# Data block start

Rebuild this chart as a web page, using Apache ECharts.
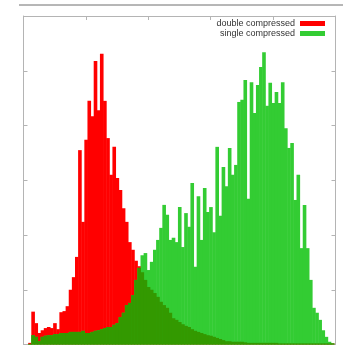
<!DOCTYPE html>
<html>
<head>
<meta charset="utf-8">
<script src="https://cdn.jsdelivr.net/npm/echarts@6/dist/echarts.min.js"></script>
<style>
  html, body { margin: 0; padding: 0; background: #ffffff; }
  #chart { width: 343px; height: 348px; }
</style>
</head>
<body>
<div id="chart"></div>
<script>
// Histogram of two score distributions, 99 bins; bin k is centred at x = k + 1.
const seriesNames = ['double compressed', 'single compressed'];

// bin counts, double compressed
const doubleCompressed = [
  0, 3, 60, 39, 21, 26, 30, 32, 30, 39,
  28, 59, 61, 70, 100, 123, 160, 355, 224, 374,
  445, 417, 518, 428, 531, 445, 377, 310, 361, 304,
  282, 249, 224, 187, 173, 153, 143, 132, 118, 105,
  100, 94, 87, 78, 72, 67, 58, 48, 45, 41,
  37, 34, 32, 28, 25, 23, 21, 19, 17, 16,
  14, 12, 10, 8, 6, 6, 5, 5, 5, 5,
  4, 3, 3, 3, 3, 3, 3, 3, 3, 3,
  3, 2, 2, 2, 2, 2, 2, 2, 2, 2,
  2, 2, 2, 2, 2, 2, 2, 2, 2
];

// bin counts, single compressed
const singleCompressed = [
  0, 1, 17, 14, 6, 14, 16, 17, 17, 19,
  19, 21, 21, 21, 23, 23, 23, 23, 25, 21,
  21, 23, 25, 26, 28, 30, 32, 32, 36, 39,
  50, 58, 72, 76, 90, 118, 140, 163, 167, 136,
  151, 173, 191, 213, 255, 237, 191, 195, 187, 251,
  178, 240, 215, 295, 142, 271, 191, 286, 242, 251,
  205, 361, 235, 324, 289, 359, 310, 328, 443, 447,
  483, 266, 479, 423, 474, 507, 534, 436, 478, 441,
  461, 441, 479, 395, 359, 368, 264, 310, 176, 255,
  176, 118, 67, 58, 45, 26, 14, 5, 2
];

const RED = '#ff0000';
const GREEN = '#33cc33';
const OVERLAP = '#339900';
const FRAME = '#b4b4b4';

function toPoints(values) {
  return values.map((v, k) => [k + 1, v]);
}
const overlapValues = doubleCompressed.map((v, k) => Math.min(v, singleCompressed[k]));

// Adjacent boxes are widened a little so that no hairline gaps appear between them.
const SEAM = 0.5;

function binRenderer(fill) {
  return function (params, api) {
    const x = api.value(0);
    const v = api.value(1);
    if (!v) return null;
    const topLeft = api.coord([x - 0.5, v]);
    const bottomRight = api.coord([x + 0.5, 0]);
    return {
      type: 'rect',
      shape: {
        x: topLeft[0],
        y: topLeft[1],
        width: bottomRight[0] - topLeft[0] + SEAM,
        height: bottomRight[1] - topLeft[1]
      },
      style: { fill: fill }
    };
  };
}

function frameAxis(position) {
  const vertical = position === 'left' || position === 'right';
  return {
    type: 'value',
    position: position,
    min: 0,
    max: vertical ? 600 : 100,
    interval: vertical ? 100 : 20,
    axisLine: { show: true, onZero: false, lineStyle: { color: FRAME, width: 1 } },
    axisTick: { show: true, inside: true, length: 4, lineStyle: { color: FRAME, width: 1 } },
    axisLabel: { show: false },
    splitLine: { show: false }
  };
}

function legendFor(name, top) {
  return {
    data: [name],
    right: 18,
    top: top,
    orient: 'vertical',
    align: 'right',
    icon: 'rect',
    itemWidth: 25,
    itemHeight: 5,
    itemGap: 0,
    padding: 0,
    selectedMode: false,
    textStyle: { fontFamily: 'Liberation Sans, Arial, sans-serif', fontSize: 9, color: '#333333' }
  };
}

const chart = echarts.init(document.getElementById('chart'), null, { renderer: 'canvas' });
chart.setOption({
  animation: false,
  backgroundColor: '#ffffff',
  grid: { left: 23.5, right: 7.5, top: 16, bottom: 3.5, containLabel: false },
  xAxis: [frameAxis('bottom'), frameAxis('top')],
  yAxis: [frameAxis('left'), frameAxis('right')],
  legend: [legendFor(seriesNames[0], 19), legendFor(seriesNames[1], 29)],
  graphic: [{
    type: 'line',
    shape: { x1: 19, y1: 5, x2: 343, y2: 5 },
    style: { stroke: '#6e6e6e', lineWidth: 1 },
    silent: true
  }],
  series: [
    {
      name: seriesNames[0],
      type: 'custom',
      xAxisIndex: 0, yAxisIndex: 0,
      itemStyle: { color: RED },
      renderItem: binRenderer(RED),
      data: toPoints(doubleCompressed)
    },
    {
      name: seriesNames[1],
      type: 'custom',
      xAxisIndex: 0, yAxisIndex: 0,
      itemStyle: { color: GREEN },
      renderItem: binRenderer(GREEN),
      data: toPoints(singleCompressed)
    },
    {
      name: 'overlap',
      type: 'custom',
      xAxisIndex: 0, yAxisIndex: 0,
      itemStyle: { color: OVERLAP },
      renderItem: binRenderer(OVERLAP),
      data: toPoints(overlapValues)
    }
  ]
});
</script>
</body>
</html>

# Data block end

What to produce |
Starting at the top of the listing above, reproduce each line up to and including the one with "const FRAME = '#b4b4b4';"; omit the pictures.

Result |
Rebuild this chart as a web page, using Apache ECharts.
<!DOCTYPE html>
<html>
<head>
<meta charset="utf-8">
<script src="https://cdn.jsdelivr.net/npm/echarts@6/dist/echarts.min.js"></script>
<style>
  html, body { margin: 0; padding: 0; background: #ffffff; }
  #chart { width: 343px; height: 348px; }
</style>
</head>
<body>
<div id="chart"></div>
<script>
// Histogram of two score distributions, 99 bins; bin k is centred at x = k + 1.
const seriesNames = ['double compressed', 'single compressed'];

// bin counts, double compressed
const doubleCompressed = [
  0, 3, 60, 39, 21, 26, 30, 32, 30, 39,
  28, 59, 61, 70, 100, 123, 160, 355, 224, 374,
  445, 417, 518, 428, 531, 445, 377, 310, 361, 304,
  282, 249, 224, 187, 173, 153, 143, 132, 118, 105,
  100, 94, 87, 78, 72, 67, 58, 48, 45, 41,
  37, 34, 32, 28, 25, 23, 21, 19, 17, 16,
  14, 12, 10, 8, 6, 6, 5, 5, 5, 5,
  4, 3, 3, 3, 3, 3, 3, 3, 3, 3,
  3, 2, 2, 2, 2, 2, 2, 2, 2, 2,
  2, 2, 2, 2, 2, 2, 2, 2, 2
];

// bin counts, single compressed
const singleCompressed = [
  0, 1, 17, 14, 6, 14, 16, 17, 17, 19,
  19, 21, 21, 21, 23, 23, 23, 23, 25, 21,
  21, 23, 25, 26, 28, 30, 32, 32, 36, 39,
  50, 58, 72, 76, 90, 118, 140, 163, 167, 136,
  151, 173, 191, 213, 255, 237, 191, 195, 187, 251,
  178, 240, 215, 295, 142, 271, 191, 286, 242, 251,
  205, 361, 235, 324, 289, 359, 310, 328, 443, 447,
  483, 266, 479, 423, 474, 507, 534, 436, 478, 441,
  461, 441, 479, 395, 359, 368, 264, 310, 176, 255,
  176, 118, 67, 58, 45, 26, 14, 5, 2
];

const RED = '#ff0000';
const GREEN = '#33cc33';
const OVERLAP = '#339900';
const FRAME = '#b4b4b4';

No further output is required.